§ **SHORT TASK**:
Without the pictures, print the lines running from the beginning of the material to the line containing "from bokeh.resources import INLINE", both ends included.

_ _ _ _

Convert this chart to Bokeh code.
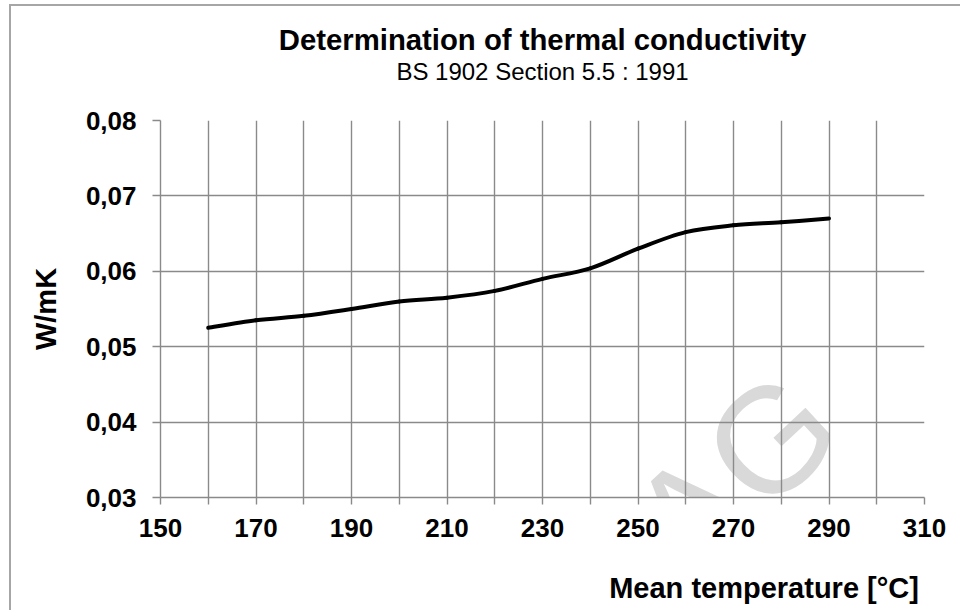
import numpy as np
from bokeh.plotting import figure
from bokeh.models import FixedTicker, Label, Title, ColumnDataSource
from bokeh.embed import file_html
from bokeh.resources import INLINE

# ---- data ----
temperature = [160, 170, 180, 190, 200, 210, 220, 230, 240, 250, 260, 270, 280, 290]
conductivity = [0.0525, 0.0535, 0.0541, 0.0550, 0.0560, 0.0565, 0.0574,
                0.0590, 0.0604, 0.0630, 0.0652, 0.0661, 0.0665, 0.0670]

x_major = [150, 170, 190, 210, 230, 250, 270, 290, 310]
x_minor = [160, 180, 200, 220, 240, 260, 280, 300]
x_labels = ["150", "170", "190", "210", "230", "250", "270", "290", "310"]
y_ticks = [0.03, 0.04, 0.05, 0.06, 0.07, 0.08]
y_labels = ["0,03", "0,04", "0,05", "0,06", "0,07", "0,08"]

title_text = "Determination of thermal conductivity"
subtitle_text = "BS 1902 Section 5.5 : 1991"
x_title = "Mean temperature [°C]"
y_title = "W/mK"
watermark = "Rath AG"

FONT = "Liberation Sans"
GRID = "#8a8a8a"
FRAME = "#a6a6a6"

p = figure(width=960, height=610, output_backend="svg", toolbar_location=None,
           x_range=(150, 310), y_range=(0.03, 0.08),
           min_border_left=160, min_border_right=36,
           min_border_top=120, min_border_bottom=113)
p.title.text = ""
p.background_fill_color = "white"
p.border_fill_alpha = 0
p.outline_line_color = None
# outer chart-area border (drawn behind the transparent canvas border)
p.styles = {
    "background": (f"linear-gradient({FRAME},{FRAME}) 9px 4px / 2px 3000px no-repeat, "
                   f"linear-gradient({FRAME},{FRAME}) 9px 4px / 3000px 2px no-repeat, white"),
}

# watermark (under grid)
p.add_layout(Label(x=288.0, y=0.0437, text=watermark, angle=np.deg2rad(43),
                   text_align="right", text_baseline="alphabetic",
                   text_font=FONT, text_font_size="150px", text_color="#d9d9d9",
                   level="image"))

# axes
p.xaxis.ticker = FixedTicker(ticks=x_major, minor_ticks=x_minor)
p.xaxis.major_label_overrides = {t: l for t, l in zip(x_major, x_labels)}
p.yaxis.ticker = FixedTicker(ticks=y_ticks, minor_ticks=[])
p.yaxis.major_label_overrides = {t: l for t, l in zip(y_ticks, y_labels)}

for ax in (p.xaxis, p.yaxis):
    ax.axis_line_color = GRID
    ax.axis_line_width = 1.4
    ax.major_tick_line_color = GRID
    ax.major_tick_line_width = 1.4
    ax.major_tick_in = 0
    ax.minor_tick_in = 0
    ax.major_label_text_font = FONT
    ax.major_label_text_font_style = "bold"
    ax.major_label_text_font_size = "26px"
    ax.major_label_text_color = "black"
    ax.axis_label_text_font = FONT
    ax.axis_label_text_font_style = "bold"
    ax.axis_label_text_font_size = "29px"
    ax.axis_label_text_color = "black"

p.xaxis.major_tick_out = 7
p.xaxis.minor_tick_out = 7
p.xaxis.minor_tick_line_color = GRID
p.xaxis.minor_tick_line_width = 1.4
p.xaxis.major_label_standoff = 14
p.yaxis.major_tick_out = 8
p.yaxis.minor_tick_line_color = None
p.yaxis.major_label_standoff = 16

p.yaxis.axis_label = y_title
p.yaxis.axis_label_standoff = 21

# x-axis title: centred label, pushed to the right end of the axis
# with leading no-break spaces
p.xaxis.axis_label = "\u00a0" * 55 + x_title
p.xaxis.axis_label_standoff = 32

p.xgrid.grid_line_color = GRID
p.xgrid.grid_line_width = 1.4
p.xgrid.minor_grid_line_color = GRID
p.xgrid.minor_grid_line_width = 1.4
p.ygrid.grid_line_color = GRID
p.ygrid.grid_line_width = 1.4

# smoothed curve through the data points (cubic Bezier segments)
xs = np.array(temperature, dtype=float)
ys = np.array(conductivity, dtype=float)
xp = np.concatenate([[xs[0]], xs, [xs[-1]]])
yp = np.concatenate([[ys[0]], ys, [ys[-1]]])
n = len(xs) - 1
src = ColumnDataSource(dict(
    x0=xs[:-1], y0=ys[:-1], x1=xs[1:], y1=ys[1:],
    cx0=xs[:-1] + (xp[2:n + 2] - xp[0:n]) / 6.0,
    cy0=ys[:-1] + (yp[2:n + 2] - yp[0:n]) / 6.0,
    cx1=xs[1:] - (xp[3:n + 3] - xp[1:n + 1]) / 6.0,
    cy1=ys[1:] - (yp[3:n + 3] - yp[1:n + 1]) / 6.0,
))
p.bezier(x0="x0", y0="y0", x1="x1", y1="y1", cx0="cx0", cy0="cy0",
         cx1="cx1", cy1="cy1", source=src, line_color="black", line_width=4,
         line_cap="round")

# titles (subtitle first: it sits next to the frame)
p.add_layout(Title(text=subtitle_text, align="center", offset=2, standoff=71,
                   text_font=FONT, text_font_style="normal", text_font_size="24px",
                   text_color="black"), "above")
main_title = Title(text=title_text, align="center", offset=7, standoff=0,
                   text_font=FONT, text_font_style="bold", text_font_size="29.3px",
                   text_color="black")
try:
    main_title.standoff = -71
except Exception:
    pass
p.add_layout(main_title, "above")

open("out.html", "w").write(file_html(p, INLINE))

_ _ _ _

§ **FULL RESPONSE**:
Convert this chart to Bokeh code.
import numpy as np
from bokeh.plotting import figure
from bokeh.models import FixedTicker, Label, Title, ColumnDataSource
from bokeh.embed import file_html
from bokeh.resources import INLINE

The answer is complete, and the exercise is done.